REQUEST: Skip pictures in the listing below; copy exactly the lines from the one with "Reproduce this chart with Plotly." through the one with "W, H = 802, 1133", inclusive.

DATA SUPPLIED:
---*---
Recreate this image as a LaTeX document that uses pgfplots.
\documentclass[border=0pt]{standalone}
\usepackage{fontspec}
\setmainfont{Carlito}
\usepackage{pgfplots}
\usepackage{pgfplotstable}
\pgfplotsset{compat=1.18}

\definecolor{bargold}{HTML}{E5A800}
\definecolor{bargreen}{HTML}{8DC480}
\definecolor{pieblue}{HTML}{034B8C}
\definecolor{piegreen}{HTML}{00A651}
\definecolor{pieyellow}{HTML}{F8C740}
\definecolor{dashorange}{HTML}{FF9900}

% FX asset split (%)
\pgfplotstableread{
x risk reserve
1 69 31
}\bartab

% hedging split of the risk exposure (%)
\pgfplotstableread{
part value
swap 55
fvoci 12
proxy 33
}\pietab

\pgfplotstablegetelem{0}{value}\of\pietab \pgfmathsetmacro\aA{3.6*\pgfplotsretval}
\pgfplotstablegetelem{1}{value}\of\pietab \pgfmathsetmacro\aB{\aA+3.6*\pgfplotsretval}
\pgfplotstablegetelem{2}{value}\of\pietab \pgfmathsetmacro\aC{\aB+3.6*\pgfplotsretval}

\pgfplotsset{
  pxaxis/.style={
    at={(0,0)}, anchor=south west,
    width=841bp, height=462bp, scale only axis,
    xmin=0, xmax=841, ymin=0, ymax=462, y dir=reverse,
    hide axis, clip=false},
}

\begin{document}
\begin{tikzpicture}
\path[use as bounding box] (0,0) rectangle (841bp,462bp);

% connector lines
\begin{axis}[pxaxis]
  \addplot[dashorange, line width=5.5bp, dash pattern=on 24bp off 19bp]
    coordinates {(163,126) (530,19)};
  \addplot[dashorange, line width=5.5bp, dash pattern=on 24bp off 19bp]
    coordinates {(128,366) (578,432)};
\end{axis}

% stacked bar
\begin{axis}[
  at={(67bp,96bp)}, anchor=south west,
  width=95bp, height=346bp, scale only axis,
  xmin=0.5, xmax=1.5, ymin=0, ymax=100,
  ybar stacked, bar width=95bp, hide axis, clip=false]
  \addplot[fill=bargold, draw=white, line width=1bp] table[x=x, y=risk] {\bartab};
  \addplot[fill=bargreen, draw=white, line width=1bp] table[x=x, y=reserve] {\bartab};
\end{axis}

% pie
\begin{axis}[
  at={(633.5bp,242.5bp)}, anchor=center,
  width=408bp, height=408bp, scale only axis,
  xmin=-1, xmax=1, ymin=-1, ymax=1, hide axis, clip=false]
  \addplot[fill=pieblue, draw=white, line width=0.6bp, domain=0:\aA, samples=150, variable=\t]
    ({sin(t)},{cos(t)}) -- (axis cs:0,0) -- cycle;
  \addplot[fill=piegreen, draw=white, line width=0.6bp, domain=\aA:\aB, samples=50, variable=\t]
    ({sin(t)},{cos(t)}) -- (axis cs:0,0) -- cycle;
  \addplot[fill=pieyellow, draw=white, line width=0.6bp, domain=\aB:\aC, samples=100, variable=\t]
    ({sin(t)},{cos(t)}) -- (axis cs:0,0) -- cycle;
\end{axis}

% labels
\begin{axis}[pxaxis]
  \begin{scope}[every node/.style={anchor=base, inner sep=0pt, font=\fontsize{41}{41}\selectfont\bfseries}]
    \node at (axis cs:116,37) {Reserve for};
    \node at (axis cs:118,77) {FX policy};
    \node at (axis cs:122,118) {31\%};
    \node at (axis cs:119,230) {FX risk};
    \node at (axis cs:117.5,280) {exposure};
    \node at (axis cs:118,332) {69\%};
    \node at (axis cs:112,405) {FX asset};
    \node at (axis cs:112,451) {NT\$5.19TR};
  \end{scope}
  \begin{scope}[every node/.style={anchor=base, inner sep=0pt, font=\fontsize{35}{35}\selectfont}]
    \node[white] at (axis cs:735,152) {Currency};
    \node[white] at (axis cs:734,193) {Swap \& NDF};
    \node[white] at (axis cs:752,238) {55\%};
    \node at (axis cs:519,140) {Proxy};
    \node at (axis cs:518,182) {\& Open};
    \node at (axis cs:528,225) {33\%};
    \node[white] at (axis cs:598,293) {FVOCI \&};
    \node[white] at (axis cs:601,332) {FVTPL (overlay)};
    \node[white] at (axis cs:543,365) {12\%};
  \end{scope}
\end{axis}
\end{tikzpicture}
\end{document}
---*---
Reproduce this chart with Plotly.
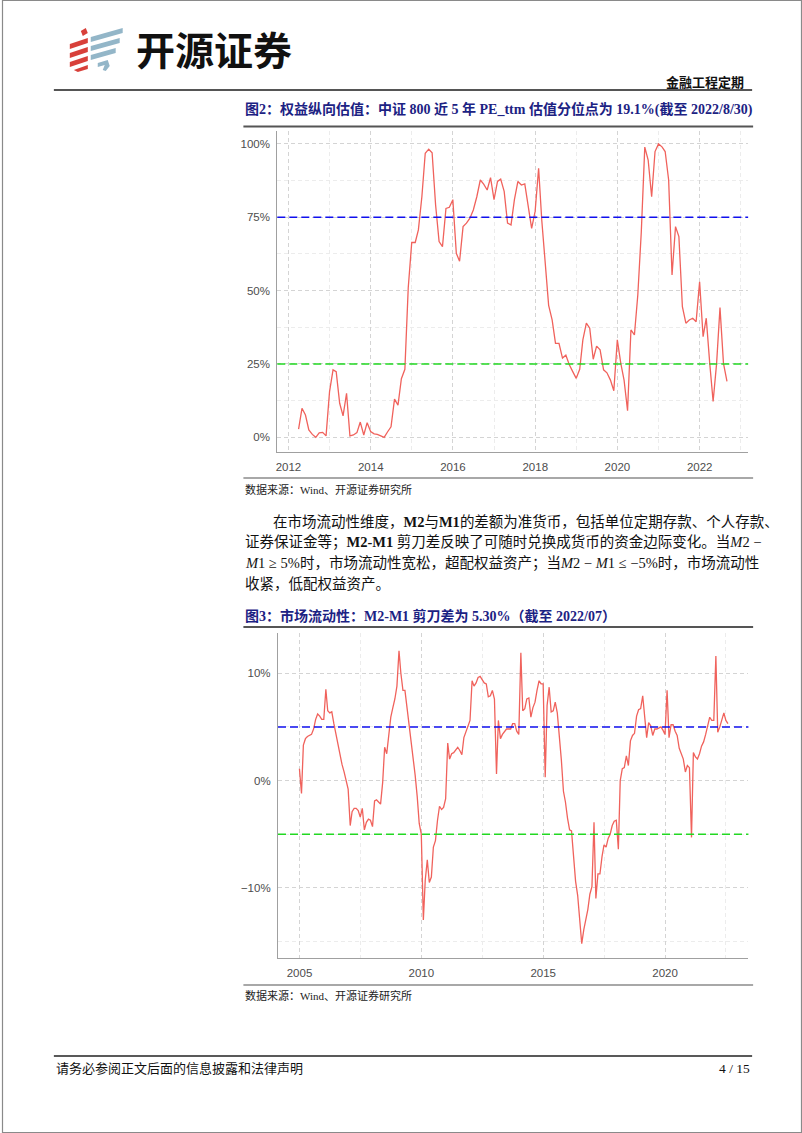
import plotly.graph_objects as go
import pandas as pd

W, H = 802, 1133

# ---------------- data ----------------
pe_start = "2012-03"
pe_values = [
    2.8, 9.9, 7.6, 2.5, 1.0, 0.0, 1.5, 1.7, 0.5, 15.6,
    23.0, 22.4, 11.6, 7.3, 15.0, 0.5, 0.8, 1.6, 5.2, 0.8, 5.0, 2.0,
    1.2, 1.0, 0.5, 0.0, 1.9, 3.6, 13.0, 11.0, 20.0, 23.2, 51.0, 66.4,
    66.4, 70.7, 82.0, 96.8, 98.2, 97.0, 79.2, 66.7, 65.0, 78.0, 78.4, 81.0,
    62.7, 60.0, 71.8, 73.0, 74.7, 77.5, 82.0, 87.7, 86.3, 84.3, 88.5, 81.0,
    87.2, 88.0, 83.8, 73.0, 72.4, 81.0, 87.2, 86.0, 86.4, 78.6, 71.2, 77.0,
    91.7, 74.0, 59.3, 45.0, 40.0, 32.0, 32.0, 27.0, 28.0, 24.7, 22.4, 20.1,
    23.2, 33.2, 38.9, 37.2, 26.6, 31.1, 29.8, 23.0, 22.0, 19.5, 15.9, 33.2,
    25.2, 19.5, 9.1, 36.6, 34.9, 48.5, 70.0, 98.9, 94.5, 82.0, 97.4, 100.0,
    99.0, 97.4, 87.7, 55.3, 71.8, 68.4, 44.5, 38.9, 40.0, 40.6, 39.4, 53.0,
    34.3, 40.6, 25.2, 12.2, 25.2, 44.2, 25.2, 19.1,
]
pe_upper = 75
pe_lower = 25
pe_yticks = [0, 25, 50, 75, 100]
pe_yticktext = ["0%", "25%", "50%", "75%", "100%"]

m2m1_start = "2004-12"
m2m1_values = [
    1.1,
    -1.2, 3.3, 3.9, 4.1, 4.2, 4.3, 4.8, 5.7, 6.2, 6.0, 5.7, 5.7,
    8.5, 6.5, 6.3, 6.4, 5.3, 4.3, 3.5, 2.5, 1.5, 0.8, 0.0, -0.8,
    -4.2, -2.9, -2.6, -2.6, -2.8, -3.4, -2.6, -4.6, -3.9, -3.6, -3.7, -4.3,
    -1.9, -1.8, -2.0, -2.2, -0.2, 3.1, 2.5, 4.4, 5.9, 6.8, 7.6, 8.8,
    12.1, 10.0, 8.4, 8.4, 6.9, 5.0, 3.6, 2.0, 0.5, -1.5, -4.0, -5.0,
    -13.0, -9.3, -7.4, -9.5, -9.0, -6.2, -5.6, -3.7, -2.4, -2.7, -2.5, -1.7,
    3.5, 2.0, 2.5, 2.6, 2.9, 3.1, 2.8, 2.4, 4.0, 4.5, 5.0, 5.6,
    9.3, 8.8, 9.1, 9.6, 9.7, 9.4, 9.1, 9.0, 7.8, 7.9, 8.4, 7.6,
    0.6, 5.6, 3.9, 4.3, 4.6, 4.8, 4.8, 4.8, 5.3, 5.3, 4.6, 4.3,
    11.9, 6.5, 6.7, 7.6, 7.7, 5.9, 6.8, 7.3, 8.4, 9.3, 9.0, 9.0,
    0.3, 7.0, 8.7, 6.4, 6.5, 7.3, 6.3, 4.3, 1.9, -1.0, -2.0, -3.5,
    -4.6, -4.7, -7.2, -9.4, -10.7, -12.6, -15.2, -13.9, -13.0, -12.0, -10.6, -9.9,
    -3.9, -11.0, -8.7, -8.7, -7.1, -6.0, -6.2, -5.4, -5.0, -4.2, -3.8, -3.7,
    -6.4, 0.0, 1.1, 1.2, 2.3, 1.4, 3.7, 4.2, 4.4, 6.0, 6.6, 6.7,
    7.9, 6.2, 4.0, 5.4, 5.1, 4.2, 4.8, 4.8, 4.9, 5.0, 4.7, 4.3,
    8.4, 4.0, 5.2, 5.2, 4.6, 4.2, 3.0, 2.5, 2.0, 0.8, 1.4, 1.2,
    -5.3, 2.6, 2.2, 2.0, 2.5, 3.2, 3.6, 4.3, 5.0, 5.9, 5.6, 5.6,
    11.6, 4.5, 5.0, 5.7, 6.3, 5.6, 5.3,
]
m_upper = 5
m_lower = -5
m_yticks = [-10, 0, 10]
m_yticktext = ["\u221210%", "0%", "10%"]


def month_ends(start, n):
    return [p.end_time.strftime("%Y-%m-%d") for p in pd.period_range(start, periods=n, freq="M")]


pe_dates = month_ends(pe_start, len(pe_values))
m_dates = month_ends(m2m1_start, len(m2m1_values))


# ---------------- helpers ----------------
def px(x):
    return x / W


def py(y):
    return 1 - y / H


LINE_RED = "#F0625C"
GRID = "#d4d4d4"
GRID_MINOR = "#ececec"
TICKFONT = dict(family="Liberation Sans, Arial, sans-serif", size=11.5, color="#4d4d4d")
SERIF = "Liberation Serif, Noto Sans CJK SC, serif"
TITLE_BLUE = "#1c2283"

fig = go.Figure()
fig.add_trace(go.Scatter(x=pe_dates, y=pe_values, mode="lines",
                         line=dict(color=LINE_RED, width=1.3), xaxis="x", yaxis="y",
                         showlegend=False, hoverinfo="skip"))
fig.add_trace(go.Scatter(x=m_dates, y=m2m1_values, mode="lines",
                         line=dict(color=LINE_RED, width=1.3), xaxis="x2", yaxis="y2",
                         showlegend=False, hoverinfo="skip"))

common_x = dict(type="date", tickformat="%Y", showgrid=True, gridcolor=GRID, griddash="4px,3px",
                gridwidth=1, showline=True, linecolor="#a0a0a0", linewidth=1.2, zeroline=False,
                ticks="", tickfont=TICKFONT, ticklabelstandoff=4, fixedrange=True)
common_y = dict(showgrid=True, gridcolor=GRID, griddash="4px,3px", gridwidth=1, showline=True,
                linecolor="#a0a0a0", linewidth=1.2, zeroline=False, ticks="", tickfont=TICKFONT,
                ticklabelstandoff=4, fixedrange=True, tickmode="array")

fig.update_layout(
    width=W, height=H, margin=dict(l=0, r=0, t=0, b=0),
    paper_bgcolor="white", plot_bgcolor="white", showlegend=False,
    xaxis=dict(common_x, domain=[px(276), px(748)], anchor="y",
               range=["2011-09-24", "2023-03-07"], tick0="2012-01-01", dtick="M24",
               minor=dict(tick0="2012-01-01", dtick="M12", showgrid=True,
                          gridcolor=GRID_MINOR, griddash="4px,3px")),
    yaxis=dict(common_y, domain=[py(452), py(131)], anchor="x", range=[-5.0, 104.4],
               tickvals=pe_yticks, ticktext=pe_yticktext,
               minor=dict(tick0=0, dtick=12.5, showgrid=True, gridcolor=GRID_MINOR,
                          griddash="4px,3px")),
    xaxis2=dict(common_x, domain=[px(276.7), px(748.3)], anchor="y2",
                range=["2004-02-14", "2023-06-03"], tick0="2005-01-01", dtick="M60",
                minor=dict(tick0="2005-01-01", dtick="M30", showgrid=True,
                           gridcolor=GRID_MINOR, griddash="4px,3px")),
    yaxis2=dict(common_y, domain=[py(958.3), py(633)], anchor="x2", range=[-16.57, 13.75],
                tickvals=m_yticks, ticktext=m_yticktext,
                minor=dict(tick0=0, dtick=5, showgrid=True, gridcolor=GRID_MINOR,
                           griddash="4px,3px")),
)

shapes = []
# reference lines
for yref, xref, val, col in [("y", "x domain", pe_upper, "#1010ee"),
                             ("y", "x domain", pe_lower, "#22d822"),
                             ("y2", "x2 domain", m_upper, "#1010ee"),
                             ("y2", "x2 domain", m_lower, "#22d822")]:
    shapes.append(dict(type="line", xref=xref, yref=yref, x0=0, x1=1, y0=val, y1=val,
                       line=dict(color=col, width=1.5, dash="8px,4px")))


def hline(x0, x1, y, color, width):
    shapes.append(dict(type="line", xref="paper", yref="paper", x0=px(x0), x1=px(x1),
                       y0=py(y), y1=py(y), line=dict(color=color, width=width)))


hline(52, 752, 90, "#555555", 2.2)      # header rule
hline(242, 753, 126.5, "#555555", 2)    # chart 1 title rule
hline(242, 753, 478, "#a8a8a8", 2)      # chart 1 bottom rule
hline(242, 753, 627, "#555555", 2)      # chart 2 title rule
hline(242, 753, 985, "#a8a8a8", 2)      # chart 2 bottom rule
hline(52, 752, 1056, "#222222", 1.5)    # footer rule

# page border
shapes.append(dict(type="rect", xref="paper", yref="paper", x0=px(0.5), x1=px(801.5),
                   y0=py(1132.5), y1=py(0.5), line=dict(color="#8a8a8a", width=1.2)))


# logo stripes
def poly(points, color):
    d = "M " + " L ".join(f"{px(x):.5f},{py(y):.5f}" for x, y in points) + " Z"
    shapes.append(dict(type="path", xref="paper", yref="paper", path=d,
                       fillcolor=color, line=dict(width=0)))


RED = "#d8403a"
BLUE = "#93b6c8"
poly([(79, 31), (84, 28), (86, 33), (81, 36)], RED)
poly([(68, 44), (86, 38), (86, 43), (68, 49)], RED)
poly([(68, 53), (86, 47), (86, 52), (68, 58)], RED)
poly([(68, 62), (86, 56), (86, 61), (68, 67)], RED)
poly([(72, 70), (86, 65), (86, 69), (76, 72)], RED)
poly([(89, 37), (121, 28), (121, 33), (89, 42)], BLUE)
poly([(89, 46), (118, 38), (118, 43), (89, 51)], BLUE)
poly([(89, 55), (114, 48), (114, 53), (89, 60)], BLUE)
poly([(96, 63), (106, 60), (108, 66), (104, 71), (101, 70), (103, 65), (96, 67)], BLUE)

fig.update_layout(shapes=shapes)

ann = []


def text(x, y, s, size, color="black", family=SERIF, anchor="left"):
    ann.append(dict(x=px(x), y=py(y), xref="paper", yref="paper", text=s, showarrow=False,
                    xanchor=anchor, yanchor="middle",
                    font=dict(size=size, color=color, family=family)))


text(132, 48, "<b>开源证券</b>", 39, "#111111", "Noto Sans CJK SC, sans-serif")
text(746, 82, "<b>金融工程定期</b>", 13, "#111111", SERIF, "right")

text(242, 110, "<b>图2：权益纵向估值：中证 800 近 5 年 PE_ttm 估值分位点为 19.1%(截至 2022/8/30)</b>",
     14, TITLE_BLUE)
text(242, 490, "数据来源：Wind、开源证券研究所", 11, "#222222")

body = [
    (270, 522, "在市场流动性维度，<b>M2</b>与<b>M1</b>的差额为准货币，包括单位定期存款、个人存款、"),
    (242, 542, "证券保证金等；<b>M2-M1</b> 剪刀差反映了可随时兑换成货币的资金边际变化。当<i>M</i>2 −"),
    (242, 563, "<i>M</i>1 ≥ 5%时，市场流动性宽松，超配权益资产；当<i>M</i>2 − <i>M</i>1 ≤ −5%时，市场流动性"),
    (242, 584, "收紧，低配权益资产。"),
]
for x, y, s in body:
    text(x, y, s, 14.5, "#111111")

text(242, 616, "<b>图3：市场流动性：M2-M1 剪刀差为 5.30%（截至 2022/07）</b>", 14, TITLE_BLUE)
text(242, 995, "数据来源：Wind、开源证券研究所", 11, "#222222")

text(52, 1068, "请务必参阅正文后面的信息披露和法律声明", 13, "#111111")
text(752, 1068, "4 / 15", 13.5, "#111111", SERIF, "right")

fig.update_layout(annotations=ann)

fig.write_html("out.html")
---*---
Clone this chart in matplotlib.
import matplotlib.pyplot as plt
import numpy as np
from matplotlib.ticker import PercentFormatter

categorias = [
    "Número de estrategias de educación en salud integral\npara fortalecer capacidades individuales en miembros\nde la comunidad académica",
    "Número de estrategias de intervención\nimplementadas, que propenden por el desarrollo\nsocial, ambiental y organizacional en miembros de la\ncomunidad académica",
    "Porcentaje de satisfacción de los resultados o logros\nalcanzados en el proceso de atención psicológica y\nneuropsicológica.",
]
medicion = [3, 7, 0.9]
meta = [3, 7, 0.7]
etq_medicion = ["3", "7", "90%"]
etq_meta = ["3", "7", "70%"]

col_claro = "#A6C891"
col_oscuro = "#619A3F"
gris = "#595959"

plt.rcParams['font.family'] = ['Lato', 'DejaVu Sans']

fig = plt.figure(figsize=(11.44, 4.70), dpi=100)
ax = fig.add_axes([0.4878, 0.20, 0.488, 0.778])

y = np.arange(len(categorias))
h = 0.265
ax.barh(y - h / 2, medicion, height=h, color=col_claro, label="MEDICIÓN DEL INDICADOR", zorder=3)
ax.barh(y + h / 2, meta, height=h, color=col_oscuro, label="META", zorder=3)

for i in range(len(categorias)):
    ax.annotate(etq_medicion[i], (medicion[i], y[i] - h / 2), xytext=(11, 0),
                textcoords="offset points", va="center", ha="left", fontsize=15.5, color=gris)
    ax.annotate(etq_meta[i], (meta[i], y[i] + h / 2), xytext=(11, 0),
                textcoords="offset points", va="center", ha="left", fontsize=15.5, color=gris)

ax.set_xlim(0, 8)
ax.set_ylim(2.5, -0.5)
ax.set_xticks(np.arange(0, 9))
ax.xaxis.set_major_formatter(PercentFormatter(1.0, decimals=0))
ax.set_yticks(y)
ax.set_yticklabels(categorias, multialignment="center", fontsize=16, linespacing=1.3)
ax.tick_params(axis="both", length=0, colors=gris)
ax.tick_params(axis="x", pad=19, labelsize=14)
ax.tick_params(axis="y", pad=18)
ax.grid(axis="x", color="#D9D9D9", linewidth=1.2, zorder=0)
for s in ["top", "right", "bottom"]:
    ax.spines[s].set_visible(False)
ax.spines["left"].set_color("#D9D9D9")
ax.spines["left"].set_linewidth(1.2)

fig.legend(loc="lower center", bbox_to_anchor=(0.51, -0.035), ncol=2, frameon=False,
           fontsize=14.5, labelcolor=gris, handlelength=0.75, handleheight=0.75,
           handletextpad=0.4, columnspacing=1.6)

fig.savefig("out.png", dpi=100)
---*---
EXERCISE RESPONSE:
Reproduce this chart with Plotly.
import plotly.graph_objects as go
import pandas as pd

W, H = 802, 1133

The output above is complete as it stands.